Nitrided Steel Cross-Section

Nitrided steel cross-sections have a very hard surface (900-1100 HV compound layer) transitioning through a hard diffusion zone to the softer core (30-45 HRC tempered martensite). The compound layer is very thin (5-30 μm) and must be preserved intact for thickness measurement. Edge retention at the nitrided surface is critical. The hardness gradient through the diffusion zone is measured by microhardness traverse, which requires a flat, polished surface free of deformation artifacts that could affect hardness values.

Use an abrasive cut-off wheel with alumina abrasive designed for hardened steel. Generous coolant is essential to prevent thermal damage to the nitrided case. The compound layer is brittle and can crack or spall from thermal shock during cutting. Cutting speed: 250-350 RPM with moderate to low feed rate. Cut perpendicular to the nitrided surface to produce a true cross-section for case depth measurement. Leave 2-3 mm allowance for grinding. For precision work, use a low-speed diamond wafering saw to minimize heat generation.

Edge-retaining mounting is critical for preserving the thin compound layer. Use a hard epoxy mounting compound with mineral filler or a specialized edge-retaining resin. Vacuum impregnation is recommended to fill any cracks in the brittle compound layer. Orient the nitrided surface face-down in the mold. Cold mounting is preferred for maximum edge retention. For best results, apply electroless nickel plating (10-15 μm) over the nitrided surface before mounting. The nickel provides excellent mechanical support for the thin compound layer during grinding and polishing.

The hard nitrided surface (900-1100 HV) and softer core (300-450 HV) create a hardness gradient that must be managed during grinding.

Grinding sequence:

• 120 grit SiC: Remove sectioning damage (30-60 seconds). Moderate pressure (25-35 N). The hard nitrided case grinds slower than the core.
• 240 grit SiC: Remove previous scratches (30-45 seconds).
• 320 grit SiC: Refinement (20-40 seconds).
• 400 grit SiC: Further refinement (20-40 seconds).
• 600 grit SiC: Final grinding (20-40 seconds). Very light pressure to avoid fracturing the compound layer.

Disc speed: 250-300 RPM. Rotate specimen 90° between steps. Diamond grinding discs (40-15 μm) can be used as an alternative for more uniform material removal across the hardness gradient. Monitor for chipping of the brittle compound layer at the sample edge.

Standard diamond polishing with attention to edge retention at the nitrided surface.
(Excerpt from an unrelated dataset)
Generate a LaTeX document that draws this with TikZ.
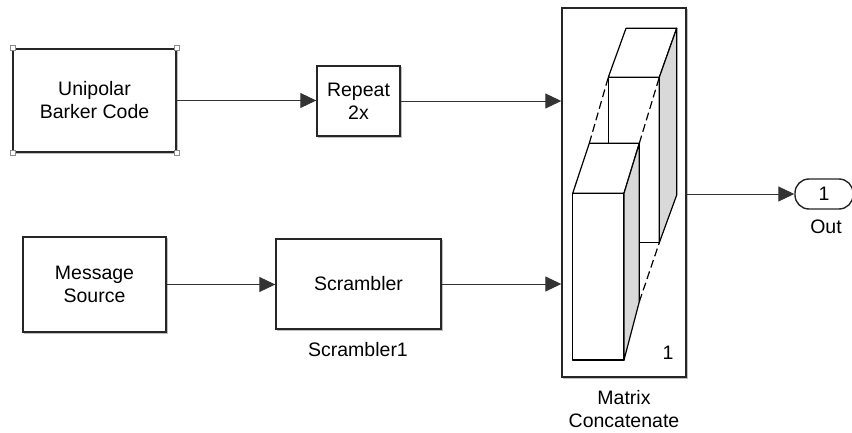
\documentclass[tikz,border=0pt]{standalone}
\usepackage{fontspec}
\setmainfont{Liberation Sans}
\usetikzlibrary{arrows.meta,calc}
\begin{document}
\begin{tikzpicture}[x=1pt,y=-1pt,
  blk/.style={draw=black!85,line width=1.4pt,fill=white,align=center,inner sep=0pt,
    font=\fontsize{19.5}{23}\selectfont,
    preaction={draw=black!25,line width=1.6pt,transform canvas={shift={(1.5pt,-1.5pt)}}}},
  conn/.style={draw=black!80,line width=0.9pt,-{Triangle[length=16pt,width=15pt]}},
  lbl/.style={font=\fontsize{19.5}{23}\selectfont,inner sep=0pt,align=center},
  handle/.style={draw=black!45,fill=white,line width=0.6pt,minimum size=5pt,inner sep=0pt},
  solid3d/.style={draw=black,line width=1.2pt,fill=white,line join=round},
  side3d/.style={draw=black,line width=1.2pt,fill=black!15,line join=round}]
\useasboundingbox (0,0) rectangle (852,433);
\clip (0,0) rectangle (852,433);

% blocks
\node[blk,minimum width=163pt,minimum height=103pt] (ubc) at (94.5,100.5) {Unipolar\\Barker Code};
\node[blk,minimum width=83pt,minimum height=70pt] (rep) at (358.5,101) {Repeat\\2x};
\node[blk,minimum width=143pt,minimum height=95pt] (msg) at (94.5,284.5) {Message\\Source};
\node[blk,minimum width=165pt,minimum height=90pt] (scr) at (358.5,284) {Scrambler};
\node[blk,minimum width=124pt,minimum height=369pt] (mc) at (624,192.5) {};
\node[draw=black!85,line width=1.4pt,fill=white,rounded corners=14pt,minimum width=58pt,minimum height=30pt,inner sep=0pt,font=\fontsize{19.5}{23}\selectfont] (out) at (824,194) {1};

% selection handles
\foreach \c in {north west,north east,south west,south east}
  \node[handle] at (ubc.\c) {};

% labels
\node[lbl] (scrlbl) at (358,350) {Scrambler1};
\node[lbl] (mclbl) at (624,409) {Matrix\\Concatenate};
\node[lbl] (outlbl) at (826,227) {Out};
\node[lbl] (mcnum) at (668,353) {1};

% 3D concat icon: back block
\draw[solid3d] (608.3,77.3) rectangle (659.3,242.7);
\draw[solid3d] (608.3,77.3) -- (626,28.3) -- (676.7,28.3) -- (659.3,77.3) -- cycle;
\draw[side3d] (659.3,77.3) -- (676.7,28.3) -- (676.7,195) -- (659.3,242.7) -- cycle;
% front block
\draw[solid3d] (572.7,193.3) rectangle (624,360);
\draw[solid3d] (572.7,193.3) -- (589.3,143.3) -- (639.3,143.3) -- (624,193.3) -- cycle;
\draw[side3d] (624,193.3) -- (639.3,143.3) -- (639.3,301.7) -- (624,360) -- cycle;
% dashed projections
\draw[black,line width=1.2pt,dash pattern=on 8pt off 4pt] (589.3,143.3) -- (608.3,77.3);
\draw[black,line width=1.2pt,dash pattern=on 8pt off 4pt] (639.3,143.3) -- (659.3,77.3);
\draw[black,line width=1.2pt,dash pattern=on 8pt off 4pt] (639.3,301.7) -- (659.3,242.7);

% connectors
\draw[conn] (ubc.east) -- (ubc.east -| rep.west);
\draw[conn] (rep.east) -- (rep.east -| mc.west);
\draw[conn] (msg.east) -- (msg.east -| scr.west);
\draw[conn] (scr.east) -- (scr.east -| mc.west);
\draw[conn] (mc.east |- out.west) -- (out.west);
\end{tikzpicture}
\end{document}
Diamond polishing sequence:

• 6 μm diamond: 3-5 minutes on a napless or low-nap synthetic pad (20-30 N). Use napless cloth near the surface to prevent rounding of the compound layer edge.
• 1 μm diamond: 3-5 minutes on a synthetic pad (15-25 N). The compound layer should appear as a bright, featureless band at the surface.

Final polishing:

• 0.05 μm colloidal silica: 1-3 minutes on a soft pad. Keep time minimal to preserve edge retention. For microhardness traverse specimens, a flat, deformation-free surface is essential; vibratory polishing (1-2 hours) may give better results for hardness accuracy.

Etching reveals the compound layer, diffusion zone, and core microstructure with distinct contrast.

2-3% Nital (Chemical Etching) - Primary choice:

• Composition: 2-3 ml HNO3, 97-98 ml ethanol
• Application: Immerse for 5-15 seconds.
• Reveals: The compound layer appears bright white (resists etching), hence its name "white layer." The diffusion zone etches darker than the core due to nitrogen-induced lattice strain. The core tempered martensite etches with normal contrast. The case/core boundary is visible as a color transition.
• Rinse: Ethanol, then dry with warm air.

Marble's Reagent (Chemical Etching) - For compound layer detail:

• Composition: 4 g CuSO4, 20 ml HCl, 20 ml water
• Application: Immerse for 5-15 seconds.
• Reveals: Compound layer sub-structure. Can differentiate gamma-prime (Fe4N) and epsilon (Fe2-3N) phases within the compound layer. The copper deposition darkens the Fe2-3N phase while Fe4N remains brighter.

Microhardness traverse note: For case depth measurement by microhardness (ASTM E384), the surface should be polished but NOT etched. Etching can affect apparent hardness values near the surface.